A soltura do homem apontado como o suspeito de provocar o acidente que matou um jovem e deixou outros dois em estado grave provocou revolta entre familiares e amigos das vítimas. O condutor do veículo foi preso em flagrante e apresentava sinais de embriaguez. Entretando, em audiência de custódia, o juiz estipulou fiança e o suspeito foi solto.
Para o vice-presidente da Ordem dos Advogados do Brasil, seccional Piauí, as pessoas têm confundido as funções do recurso da justiça.
"Audiência de custódia não é julgamento, ela não visa punir ninguém. O nosso sistema penal trabalha com a presunção da inocência e é normal que a pessoa responda ao processo em liberdade. A prisão deve representar a exceção. Só o que pode determinar a punição é o julgamento. Isso (soltar em audiência) não é querer do juiz, é lei", disse Lucas Villa.
O objetivo da audiência de custódia é que o preso em flagrante seja apresentado ao juiz em uma audiência em que serão ouvidas também as manifestações do Ministério Público, da Defensoria Pública ou do advogado do preso. O juiz decidirá se transforma a prisão em flagrante, em preventiva ou ainda se adota outras medidas como relaxamento ou substituição por uma medida cautelar.
Mas para os familiares e amigos, a fiança e a consequente soltura do motorista não trouxe o sentimento de justiça. O acidente aconteceu na noite do domindo (26) quando uma colisão entre dois carros deixou Bruno Queiroz morto, além de ferir gravemente o irmão, Francisco das Chagas Junior e o amigo Jader Damasceno que vinham dentro do carro.
"É revoltante. Ele só pagou R$ 7 mil e foi liberado. Não houve justiça. O que vale a vida de uma pessoa? Esse valor? Não é a primeira vez que ele faz isso (provoca acidentes), já são três vezes e não acontece nada. Ele está por aí, vivo e provavelmente para fazer a mesma coisa. Quantas mais pessoas precisarão morrer? Ele precisa ser parado", disse Moana Almeida, prima de Bruno e Francisco Júnior.
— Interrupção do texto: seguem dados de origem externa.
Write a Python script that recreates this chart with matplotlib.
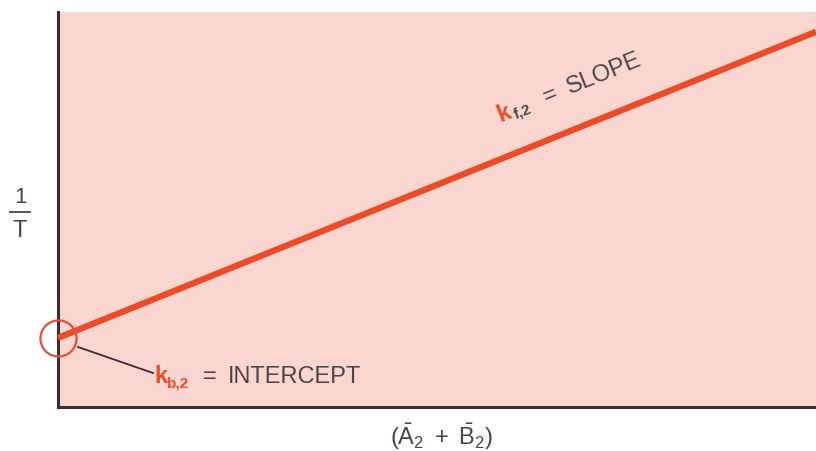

Exames comprovaram que o motorista, principal suspeito de ter causado o acidente, estava embriagado. Segundo a Companhia Independente de Trânsito (Ciptran), velocímetro do veículo modelo Corolla que colidiu contra o carro em que estava o jovem Bruno Queiroz provocando a sua morte marcava 160 km/h no instante da colisão. Entretanto, a delegada Cassandra Moraes Sousa, titular da investigação, afirmou que apenas a perícia técnica vai poder determinar com precsão a velocidade com a qual o carro transitava.
A lei
O artigo 312 do Código de Processo Penal brasileiro define em que circunstâncias uma pessoa pode ser enquadrada em uma prisão preventiva. "A prisão preventiva pode ser decretada como garantia da ordem pública, da ordem econômica, por conveniência da instrução criminal, ou para assegurar a aplicação da lei penal, quando houver prova da existência do crime e indício suficiente de autoria".
Segundo o vice-presidente da OAB-PI, Lucas Villa, a lei prevê que só devem permanecer presas aquelas pessoas que oferecem perigo evidente à ordem pública, pessoas violentas ou pessoas que possuem condições de constranger testemunhas.
"A prisão preventiva não é uma pena, ela existe para proteger o processo. Se uma pessoa representa ameaça ao processo, ela deve ser presa. Caso contrário, deve permanecer em liberdade", afirmou Lucas Villa.
No caso do homem suspeito de ter provocado o acidente que matou Bruno Queiroz e deixou gravemente feridos seu irmão, Francisco das Chagas Junior, e um amigo Jader Damasceno, o juiz Arilton Rosal Falcão Júnior assinou o alvará de soltura do condutor e arbitrou fiança no valor de R$ 7.040,00.
O magistrado, no texto da sentença, afirmou que o suspeito não preencheu os pré-requisitos necessários para ter tido sua prisão preventiva decretada. Por outro lado, adotou uma série de medidas cautelares: suspensão da Carteira Nacional de Habilitação (CNH) por seis meses; recolhimento domiciliar noturno das 21h às 5h da manhã; proibição para frequentar bares, boates e similares e comparecer mensalmente em juízo
Além disso, o motorista investigado não poderá deixar a comarca de Teresina sem prévia comunicação e nem mudar de residência sem informar previamente ao juiz.
Dados do Conselho Nacional de Justiça (CNJ) mostram que 57,76% das audiências de custódia realizadas no Piauí resultaram em prisão. O percentual foi calculado a partir do dia 21 de agosto de 2015 até 17 de maio deste ano.
Foram 1.019 audiências com 609 pessoas tendo suas prisões tornadas preventivas. Desse total, menos da metade recebeu liberdade provisória (410, ou seja, 40,24%).